- **Problem statement**: Retype the opening lines of the listing below, ending with the line that contains "import * as", and leave out any pictures.

- **Data shown**:
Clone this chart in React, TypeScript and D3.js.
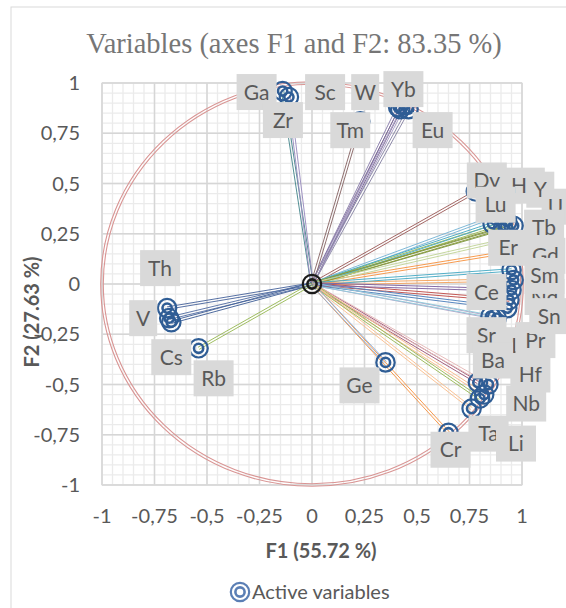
import React from "react";
import * as d3 from "d3";

const names = ["Ga","Zr","Sc","W","Yb","Tm","Eu","Dy","Ho","Y","U","Lu","Gd","Tb","Er","Nd","Sm","La","Pr","Sn","Ce","Sr","Ba","Hf","Nb","Ta","Li","Cr","Ge","Th","V","Cs","Rb"];
const f1 = [-0.14,-0.11,0.41,0.42,0.44,0.23,0.46,0.78,0.88,0.93,0.96,0.86,0.94,0.91,0.92,0.96,0.95,0.88,0.94,0.93,0.95,0.85,0.79,0.84,0.82,0.76,0.80,0.65,0.35,-0.69,-0.68,-0.67,-0.54];
const f2 = [0.96,0.93,0.88,0.87,0.89,0.81,0.87,0.46,0.34,0.31,0.29,0.30,0.16,0.28,0.22,0.02,0.07,-0.17,-0.08,-0.12,-0.03,-0.16,-0.49,-0.50,-0.55,-0.62,-0.57,-0.74,-0.39,-0.12,-0.17,-0.19,-0.32];
const lineColors = ["#4a8a8f","#9b8ec0","#8c7fae","#7d6b94","#a89cc8","#8b6a6a","#8a86a6","#a0605e","#7ab6d6","#9bbb59","#7f9a48","#4bacc6","#f79646","#8a9a3a","#c3d69b","#f4a460","#4bacc6","#b3a2c7","#c0504d","#4f81bd","#8064a2","#93cddd","#a05a7a","#e6b9b8","#f9be8f","#fac090","#9bbb59","#f79646","#8db3e2","#4f6aa0","#5a74a8","#46649a","#9bbb59"];
const labelOffsets: Record<string, [number, number]> = {
  Ga:[-26,1], Zr:[-6,23], Sc:[-73,-15], W:[-35,-17], Yb:[-1,-16], Tm:[-10,9], Eu:[24,21],
  Dy:[11,-11], Ho:[28,-30], Y:[33,-32], U:[42,-19], Lu:[3,-19], Gd:[36,4], Tb:[41,0], Er:[3,8],
  Nd:[31,17], Sm:[33,6], La:[25,27], Pr:[26,40], Sn:[42,8], Ce:[-25,2], Sr:[-4,19],
  Ba:[15,-22], Hf:[42,-10], Nb:[42,9], Ta:[17,25], Li:[36,45], Cr:[2,17], Ge:[-26,23],
  Th:[-7,-40], V:[-26,0], Cs:[0,35], Rb:[15,30],
};
const ticks = [-1,-0.75,-0.5,-0.25,0,0.25,0.5,0.75,1];
const title = "Variables (axes F1 and F2: 83.35 %)";
const xTitle = "F1 (55.72 %)";
const yTitle = "F2 (27.63 %)";
const legendLabel = "Active variables";

const W = 566, H = 608;
const x = d3.scaleLinear().domain([-1, 1]).range([102, 522]);
const y = d3.scaleLinear().domain([-1, 1]).range([485, 83]);
const fmt = (v: number) => String(v).replace(".", ",");
const FONT = "Lato, 'Open Sans', sans-serif";
const TXT = "#595959";

function DoubleLine({ x1, y1, x2, y2, color }: any) {
  const dx = x2 - x1, dy = y2 - y1;
  const len = Math.hypot(dx, dy) || 1;
  const nx = (-dy / len) * 1.2, ny = (dx / len) * 1.2;
  return (
    <g stroke={color} strokeWidth={1} opacity={0.95}>
      <line x1={x1 + nx} y1={y1 + ny} x2={x2 + nx} y2={y2 + ny} />
      <line x1={x1 - nx} y1={y1 - ny} x2={x2 - nx} y2={y2 - ny} />
    </g>
  );
}

function Marker({ cx, cy, color }: any) {
  return (
    <g fill="none" stroke={color}>
      <circle cx={cx} cy={cy} r={9.2} strokeWidth={2.2} />
      <circle cx={cx} cy={cy} r={4.6} strokeWidth={2.6} />
    </g>
  );
}

export default function App() {
  const minor = d3.range(-1, 1.0001, 0.05).map((v) => +v.toFixed(2));
  const cx = x(0), cy = y(0);
  const rx = x(1) - x(0), ry = y(0) - y(1);
  return (
    <svg width={W} height={H} style={{ position: "absolute", left: 0, top: 0, background: "#fff" }}>
      <rect x={11} y={7} width={620} height={700} fill="#fff" stroke="#d9d9d9" />
      <text x={294} y={53} textAnchor="middle" fontFamily="'Liberation Serif', serif" fontSize={28.5} fill="#767676">{title}</text>
      {/* grid */}
      {minor.map((v) => (
        <g key={"m" + v} stroke="#ebebeb" strokeWidth={1.3}>
          <line x1={x(v)} x2={x(v)} y1={y(-1)} y2={y(1)} />
          <line x1={x(-1)} x2={x(1)} y1={y(v)} y2={y(v)} />
        </g>
      ))}
      {ticks.map((v) => (
        <g key={"M" + v} stroke="#d6d6d6" strokeWidth={1.5}>
          <line x1={x(v)} x2={x(v)} y1={y(-1)} y2={y(1)} />
          <line x1={x(-1)} x2={x(1)} y1={y(v)} y2={y(v)} />
        </g>
      ))}
      <rect x={x(-1)} y={y(1)} width={x(1) - x(-1)} height={y(-1) - y(1)} fill="none" stroke="#d9d9d9" />
      {/* tick labels */}
      {ticks.map((v) => (
        <text key={"yt" + v} x={80} y={y(v)} dy="0.35em" textAnchor="end" fontFamily={FONT} fontSize={20} fill={TXT}>{fmt(v)}</text>
      ))}
      {ticks.map((v) => (
        <text key={"xt" + v} x={x(v)} y={516} dy="0.35em" textAnchor="middle" fontFamily={FONT} fontSize={20} fill={TXT}>{fmt(v)}</text>
      ))}
      <text x={321} y={551} dy="0.35em" textAnchor="middle" fontFamily={FONT} fontWeight="bold" fontSize={20} fill={TXT}>{xTitle}</text>
      <text transform={`translate(32,312) rotate(-90)`} dy="0.35em" textAnchor="middle" fontFamily={FONT} fontWeight="bold" fontSize={20} fill={TXT}>{yTitle}</text>
      {/* correlation circle */}
      <g fill="none" stroke="#d99594" strokeWidth={1.1}>
        <ellipse cx={cx} cy={cy} rx={rx + 1.3} ry={ry + 1.3} />
        <ellipse cx={cx} cy={cy} rx={rx - 1.3} ry={ry - 1.3} />
      </g>
      {/* vectors */}
      {names.map((n, i) => (
        <DoubleLine key={"l" + n} x1={cx} y1={cy} x2={x(f1[i])} y2={y(f2[i])} color={lineColors[i]} />
      ))}
      {names.map((n, i) => (
        <Marker key={"p" + n} cx={x(f1[i])} cy={y(f2[i])} color="#2f5d95" />
      ))}
      <Marker cx={cx} cy={cy} color="#1a1a1a" />
      {/* labels */}
      {names.map((n, i) => {
        const [dx, dy] = labelOffsets[n];
        const lx = x(f1[i]) + dx, ly = y(f2[i]) + dy;
        const w = n.length === 1 ? 28 : 40;
        return (
          <g key={"t" + n}>
            <rect x={lx - w / 2} y={ly - 18} width={w} height={36} fill="#d9d9d9" />
            <text x={lx} y={ly} dy="0.36em" textAnchor="middle" fontFamily={FONT} fontSize={21} fill={TXT}>{n}</text>
          </g>
        );
      })}
      {/* legend */}
      <Marker cx={240} cy={592} color="#5b7fb5" />
      <text x={252} y={592} dy="0.35em" fontFamily={FONT} fontSize={20} fill={TXT}>{legendLabel}</text>
    </svg>
  );
}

- **Full solution**:
Clone this chart in React, TypeScript and D3.js.
import React from "react";
import * as d3 from "d3";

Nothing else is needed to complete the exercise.